+++ PROVIDED MATERIAL +++
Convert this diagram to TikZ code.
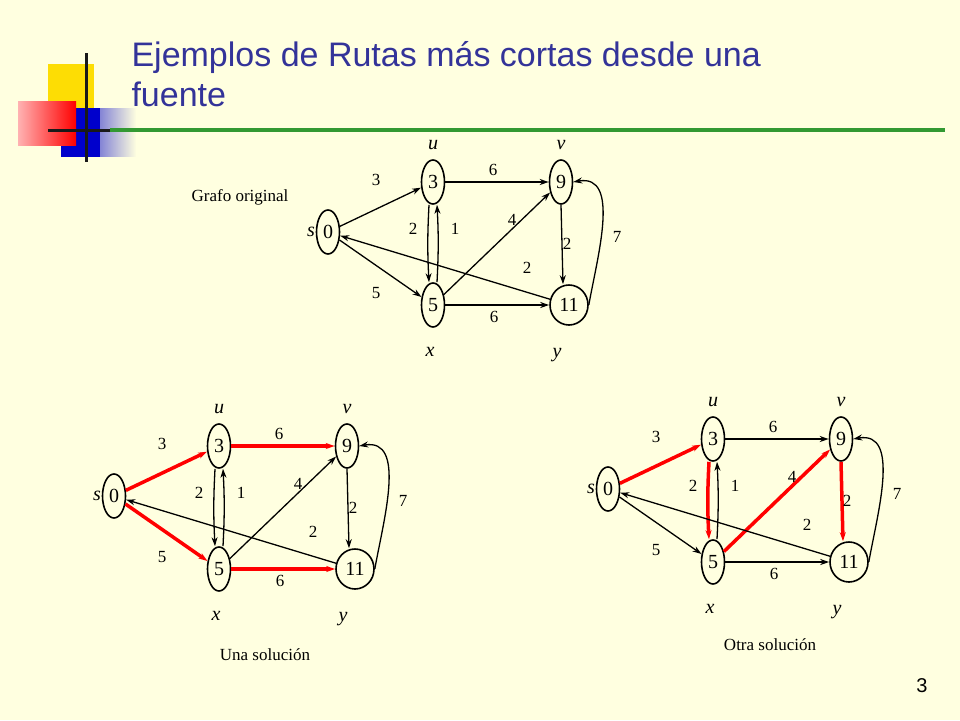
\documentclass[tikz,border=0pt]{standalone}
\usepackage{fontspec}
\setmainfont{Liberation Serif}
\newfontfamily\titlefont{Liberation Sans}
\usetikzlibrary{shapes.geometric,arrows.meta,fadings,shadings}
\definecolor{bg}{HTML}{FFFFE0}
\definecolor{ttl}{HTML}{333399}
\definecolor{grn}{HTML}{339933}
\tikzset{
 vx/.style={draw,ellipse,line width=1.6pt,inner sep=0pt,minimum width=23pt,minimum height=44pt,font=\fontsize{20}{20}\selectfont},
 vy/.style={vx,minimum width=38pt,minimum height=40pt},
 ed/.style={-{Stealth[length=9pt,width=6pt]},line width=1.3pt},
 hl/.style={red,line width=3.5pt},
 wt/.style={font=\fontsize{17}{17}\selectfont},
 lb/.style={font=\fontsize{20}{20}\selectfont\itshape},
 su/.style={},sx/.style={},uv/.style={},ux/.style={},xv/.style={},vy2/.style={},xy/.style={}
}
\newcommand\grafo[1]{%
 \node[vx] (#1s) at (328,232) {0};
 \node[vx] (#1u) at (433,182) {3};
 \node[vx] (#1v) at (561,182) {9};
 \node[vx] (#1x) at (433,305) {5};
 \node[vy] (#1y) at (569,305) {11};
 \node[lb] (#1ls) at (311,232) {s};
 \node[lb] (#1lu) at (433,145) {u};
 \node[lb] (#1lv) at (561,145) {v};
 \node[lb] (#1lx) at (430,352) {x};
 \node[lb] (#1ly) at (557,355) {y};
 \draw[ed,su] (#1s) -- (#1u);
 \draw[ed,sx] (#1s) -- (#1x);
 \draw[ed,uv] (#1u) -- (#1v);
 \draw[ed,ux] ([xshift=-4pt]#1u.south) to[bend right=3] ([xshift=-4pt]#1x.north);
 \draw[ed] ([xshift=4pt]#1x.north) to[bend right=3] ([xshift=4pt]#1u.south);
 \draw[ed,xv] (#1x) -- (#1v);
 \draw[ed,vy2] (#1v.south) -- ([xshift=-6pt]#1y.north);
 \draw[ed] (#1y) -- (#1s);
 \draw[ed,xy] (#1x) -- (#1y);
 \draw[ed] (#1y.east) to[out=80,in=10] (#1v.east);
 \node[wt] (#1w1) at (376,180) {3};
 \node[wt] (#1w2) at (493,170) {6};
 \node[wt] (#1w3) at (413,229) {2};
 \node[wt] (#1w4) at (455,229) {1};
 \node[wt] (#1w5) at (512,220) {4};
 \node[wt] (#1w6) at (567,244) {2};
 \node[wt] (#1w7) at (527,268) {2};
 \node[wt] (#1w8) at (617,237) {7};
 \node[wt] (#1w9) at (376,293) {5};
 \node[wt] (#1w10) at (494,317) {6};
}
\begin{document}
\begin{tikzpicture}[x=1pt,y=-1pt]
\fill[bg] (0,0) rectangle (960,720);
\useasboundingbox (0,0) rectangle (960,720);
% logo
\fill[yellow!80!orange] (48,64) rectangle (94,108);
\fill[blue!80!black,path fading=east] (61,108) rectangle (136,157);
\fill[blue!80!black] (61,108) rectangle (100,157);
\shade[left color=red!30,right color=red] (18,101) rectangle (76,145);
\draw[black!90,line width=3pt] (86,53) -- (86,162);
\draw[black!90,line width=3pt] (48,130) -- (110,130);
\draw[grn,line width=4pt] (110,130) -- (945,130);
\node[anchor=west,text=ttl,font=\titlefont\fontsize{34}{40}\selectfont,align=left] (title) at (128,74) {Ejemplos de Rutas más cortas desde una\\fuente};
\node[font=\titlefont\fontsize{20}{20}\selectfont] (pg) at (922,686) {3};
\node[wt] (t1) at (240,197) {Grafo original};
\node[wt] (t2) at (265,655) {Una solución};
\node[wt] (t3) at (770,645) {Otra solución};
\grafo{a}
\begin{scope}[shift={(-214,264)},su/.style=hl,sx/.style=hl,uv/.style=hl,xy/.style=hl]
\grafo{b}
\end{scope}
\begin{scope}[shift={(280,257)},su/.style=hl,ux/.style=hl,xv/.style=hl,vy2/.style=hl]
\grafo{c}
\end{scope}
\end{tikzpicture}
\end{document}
+++
DO THIS -> Output the data exactly. Pictures don't belong in the result.

WRITTEN ANSWER ->
Convert this diagram to TikZ code.
\documentclass[tikz,border=0pt]{standalone}
\usepackage{fontspec}
\setmainfont{Liberation Serif}
\newfontfamily\titlefont{Liberation Sans}
\usetikzlibrary{shapes.geometric,arrows.meta,fadings,shadings}
\definecolor{bg}{HTML}{FFFFE0}
\definecolor{ttl}{HTML}{333399}
\definecolor{grn}{HTML}{339933}
\tikzset{
 vx/.style={draw,ellipse,line width=1.6pt,inner sep=0pt,minimum width=23pt,minimum height=44pt,font=\fontsize{20}{20}\selectfont},
 vy/.style={vx,minimum width=38pt,minimum height=40pt},
 ed/.style={-{Stealth[length=9pt,width=6pt]},line width=1.3pt},
 hl/.style={red,line width=3.5pt},
 wt/.style={font=\fontsize{17}{17}\selectfont},
 lb/.style={font=\fontsize{20}{20}\selectfont\itshape},
 su/.style={},sx/.style={},uv/.style={},ux/.style={},xv/.style={},vy2/.style={},xy/.style={}
}
\newcommand\grafo[1]{%
 \node[vx] (#1s) at (328,232) {0};
 \node[vx] (#1u) at (433,182) {3};
 \node[vx] (#1v) at (561,182) {9};
 \node[vx] (#1x) at (433,305) {5};
 \node[vy] (#1y) at (569,305) {11};
 \node[lb] (#1ls) at (311,232) {s};
 \node[lb] (#1lu) at (433,145) {u};
 \node[lb] (#1lv) at (561,145) {v};
 \node[lb] (#1lx) at (430,352) {x};
 \node[lb] (#1ly) at (557,355) {y};
 \draw[ed,su] (#1s) -- (#1u);
 \draw[ed,sx] (#1s) -- (#1x);
 \draw[ed,uv] (#1u) -- (#1v);
 \draw[ed,ux] ([xshift=-4pt]#1u.south) to[bend right=3] ([xshift=-4pt]#1x.north);
 \draw[ed] ([xshift=4pt]#1x.north) to[bend right=3] ([xshift=4pt]#1u.south);
 \draw[ed,xv] (#1x) -- (#1v);
 \draw[ed,vy2] (#1v.south) -- ([xshift=-6pt]#1y.north);
 \draw[ed] (#1y) -- (#1s);
 \draw[ed,xy] (#1x) -- (#1y);
 \draw[ed] (#1y.east) to[out=80,in=10] (#1v.east);
 \node[wt] (#1w1) at (376,180) {3};
 \node[wt] (#1w2) at (493,170) {6};
 \node[wt] (#1w3) at (413,229) {2};
 \node[wt] (#1w4) at (455,229) {1};
 \node[wt] (#1w5) at (512,220) {4};
 \node[wt] (#1w6) at (567,244) {2};
 \node[wt] (#1w7) at (527,268) {2};
 \node[wt] (#1w8) at (617,237) {7};
 \node[wt] (#1w9) at (376,293) {5};
 \node[wt] (#1w10) at (494,317) {6};
}
\begin{document}
\begin{tikzpicture}[x=1pt,y=-1pt]
\fill[bg] (0,0) rectangle (960,720);
\useasboundingbox (0,0) rectangle (960,720);
% logo
\fill[yellow!80!orange] (48,64) rectangle (94,108);
\fill[blue!80!black,path fading=east] (61,108) rectangle (136,157);
\fill[blue!80!black] (61,108) rectangle (100,157);
\shade[left color=red!30,right color=red] (18,101) rectangle (76,145);
\draw[black!90,line width=3pt] (86,53) -- (86,162);
\draw[black!90,line width=3pt] (48,130) -- (110,130);
\draw[grn,line width=4pt] (110,130) -- (945,130);
\node[anchor=west,text=ttl,font=\titlefont\fontsize{34}{40}\selectfont,align=left] (title) at (128,74) {Ejemplos de Rutas más cortas desde una\\fuente};
\node[font=\titlefont\fontsize{20}{20}\selectfont] (pg) at (922,686) {3};
\node[wt] (t1) at (240,197) {Grafo original};
\node[wt] (t2) at (265,655) {Una solución};
\node[wt] (t3) at (770,645) {Otra solución};
\grafo{a}
\begin{scope}[shift={(-214,264)},su/.style=hl,sx/.style=hl,uv/.style=hl,xy/.style=hl]
\grafo{b}
\end{scope}
\begin{scope}[shift={(280,257)},su/.style=hl,ux/.style=hl,xv/.style=hl,vy2/.style=hl]
\grafo{c}
\end{scope}
\end{tikzpicture}
\end{document}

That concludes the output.